I handed her a yellowed pair of unmentionables that, if the labels hadn’t got switched around at the “Pressa” in Cologne, had once enclosed the aristocratic corpulence of Spain’s greatest woman writer, Doña Emilias de Pardo Bazán. “You can use this as a fan when the hot wind blows in from the Teix. Shall we go?”
Don José, private medical consultant to His Royal Highness Archduke Ludwig Salvator of Austria, was also in fact a doctor. He was also an impassioned collector, though he never let his avocation get the best of him. He collected postage stamps, examples of human behavior, and human embryos in the phase of development when they are no longer fetuses.
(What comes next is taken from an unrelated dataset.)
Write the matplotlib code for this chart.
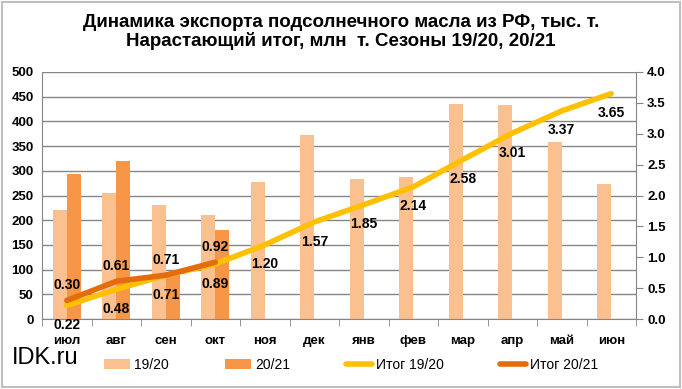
import matplotlib.pyplot as plt
import numpy as np
from matplotlib.patches import Rectangle

plt.rcParams['font.family'] = ['Liberation Sans', 'DejaVu Sans']

months = ['июл', 'авг', 'сен', 'окт', 'ноя', 'дек', 'янв', 'фев', 'мар', 'апр', 'май', 'июн']
exp_1920 = [220, 256, 230, 210, 278, 372, 283, 288, 436, 433, 359, 274]
exp_2021 = [294, 319, 95, 180]
tot_1920 = [0.22, 0.48, 0.71, 0.89, 1.20, 1.57, 1.85, 2.14, 2.58, 3.01, 3.37, 3.65]
tot_2021 = [0.30, 0.61, 0.71, 0.92]

c1 = '#FAC090'
c2 = '#F79646'
c3 = '#FFC000'
c4 = '#E46C0A'

fig = plt.figure(figsize=(6.82, 3.89), dpi=100)
fig.patches.append(Rectangle((0.003, 0.005), 0.994, 0.99, transform=fig.transFigure,
                             fill=False, edgecolor='#BFBFBF', lw=1.5))
ax = fig.add_axes([42 / 682, 70 / 389, 594 / 682, 247 / 389])
ax2 = ax.twinx()

x = np.arange(len(months))
ax.bar(x - 0.14, exp_1920, width=0.28, color=c1, label='19/20', zorder=2)
ax.bar(x[:len(exp_2021)] + 0.14, exp_2021, width=0.28, color=c2, label='20/21', zorder=2)
ax.set_xlim(-0.5, 11.5)
ax.set_ylim(0, 500)
ax.set_yticks(range(0, 501, 50))
ax.grid(axis='y', color='#868686', lw=1, zorder=0)
ax.set_axisbelow(True)
ax.set_xticks(x)
ax.set_xticklabels(months, fontsize=9.5, fontweight='bold')
ax.tick_params(axis='x', length=0, pad=11.5)
ax.set_xticks(np.arange(-0.5, 12, 1), minor=True)
ax.tick_params(axis='x', which='minor', length=5, color='#868686')
ax.tick_params(axis='y', length=0, labelsize=9.5, pad=6)
for t in ax.get_yticklabels():
    t.set_fontweight('bold')
for s in ['top', 'right']:
    ax.spines[s].set_visible(False)
ax.spines['left'].set_color('#868686')
ax.spines['bottom'].set_color('#868686')

ax2.plot(x, tot_1920, color=c3, lw=4, label='Итог 19/20', zorder=3, solid_capstyle='round')
ax2.plot(x[:len(tot_2021)], tot_2021, color=c4, lw=4, label='Итог 20/21', zorder=4,
         solid_capstyle='round')
ax2.set_ylim(0, 4)
ax2.set_yticks(np.arange(0, 4.01, 0.5))
ax2.set_yticklabels(['%.1f' % v for v in np.arange(0, 4.01, 0.5)], fontsize=9.5, fontweight='bold')
ax2.tick_params(axis='y', length=5, color='#868686', pad=3)
for s in ['top', 'left', 'bottom']:
    ax2.spines[s].set_visible(False)
ax2.spines['right'].set_color('#868686')

for i, v in enumerate(tot_1920):
    ax2.annotate('%.2f' % v, (i, v), xytext=(0, -9), textcoords='offset points',
                 ha='center', va='top', fontsize=10, fontweight='bold')
for i, v in enumerate(tot_2021):
    ax2.annotate('%.2f' % v, (i, v), xytext=(0, 6), textcoords='offset points',
                 ha='center', va='bottom', fontsize=10, fontweight='bold')

fig.text(0.5, 0.965, 'Динамика экспорта подсолнечного масла из РФ, тыс. т.\n'
         'Нарастающий итог, млн  т. Сезоны 19/20, 20/21',
         ha='center', va='top', fontsize=13.5, fontweight='bold', linespacing=1.1)
fig.text(0.018, 0.08, 'IDK.ru', fontsize=17, va='center')

h1, l1 = ax.get_legend_handles_labels()
h2, l2 = ax2.get_legend_handles_labels()
fig.legend(h1 + h2, l1 + l2, loc='center', bbox_to_anchor=(0.515, 0.062), ncol=4,
           frameon=False, fontsize=10, columnspacing=4.0, handlelength=1.9, handletextpad=0.3)

fig.savefig('out.png', dpi=100)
He preferred the embryos of twins and triplets, although he confined himself to these specialties on the basis of availability rather than scientific speculation. Multiple births are rare, and rarer still is the opportunity to put one up in a jar. Don José never got beyond triplet specimens. He was familiar with the Hameln Septuplets, so famous and notorious in the Middle Ages and featured on a fearful broadsheet that we exhibited at the Cologne “Pressa.” But he himself could never dream of obtaining such an impressive rarity to put on his shelf. Nowadays this forward-looking physician would have his little moon-calves encased in plastic. At the time, he was limited to the use of pickle jars from his kitchen, which he sealed with the skin of pigs or fishes. Like the Rhine Maidens, these wee people floated in their bath of alcohol, and it was possible to put the specimens to a test of the principle known as the Carthusian Diver. Anyone wandering into this copa had to be in a good mood, with nerves strengthened to avoid spoiling the appetite. The copa is a pantry adjoining the kitchen, which also serves as the area for preparing meals. Standing next to home-made pickles and delicate aspics, the embryos led their melancholy existence beyond the reaches of space and time, weightless, free of sin, and blissful in their cradling, paradisiac, briny bath. People came and went around them all the time. No sooner had one made the acquaintance of an onion, a truite or a langouste en aspic , when Doña Clara appeared to fetch its neighbor and place on the pantry counter some new, no less succulently prepared dish, which likewise eventually went the way of all earthly things. All that was left over was us.